Comment: Risk-ratings could turn out to be a nightmare
There's plainly a difference of opinion between the Securities and Investments Board (SIB) and the Securities and Futures Authority (SFA) over whether to risk-assess City investment banks and stockbrokers. The SFA sees risk assessment as a way of lightening the regulatory load on low-risk firms with adequate internal controls, allowing scarce resources to be concentrated on the cases that really need it.

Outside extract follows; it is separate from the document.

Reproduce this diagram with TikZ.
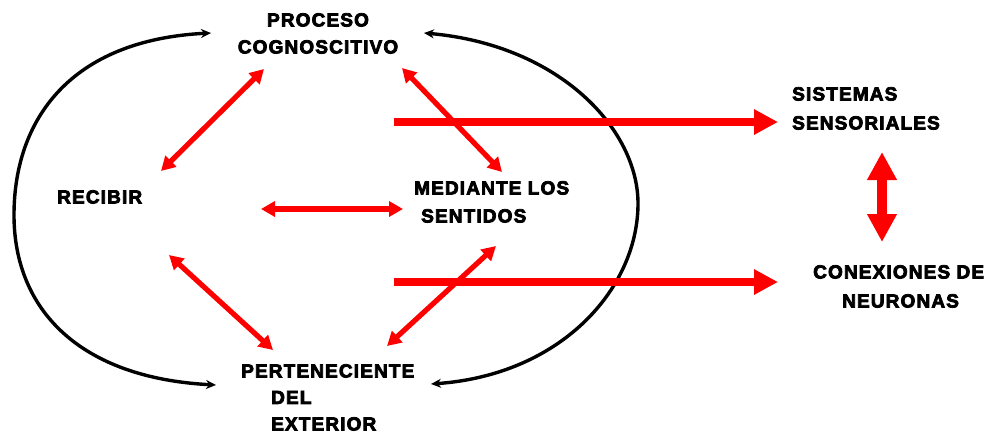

By contrast the SFA's parent body, the SIB sees dangers in such an approach. It would clearly be very damaging for any firm to receive an adverse rating. As Andrew Large, the SIB's chairman, has pointed out, the effect might be similar to an adverse credit assessment on a bank, causing a run on deposits. Firms in receipt of a favourable rating, on the other hand, would be tempted to use it as a marketing tool.
The SFA arguably has too much power already. There has been a notable increase in recent years in the volume of complaints among City firms about supposedly oppressive regulation. The introduction of a publicly disclosed rating system would give the SFA the power to play God, to make or break companies and livelihoods. Obviously the City needs to be effectively regulated, but that cannot be right.
The SFA is already far too commonly used as a competitive tool in the City. If you don't like what your rival is doing, it is all too easy to stop it with a call to the SFA. Quite frequently the effect is to stifle perfectly legitimate innovation. The imposition of a rating system would be a much more sinister development, for it should be customers and clients, not big-brother regulators, who decide on whether a company is worth doing business with. What are the criteria the SFA is planning to use, and will there be channels of appeal? The whole thing sounds like a nightmare, and in truth is unlikely to be of much assistance to anyone.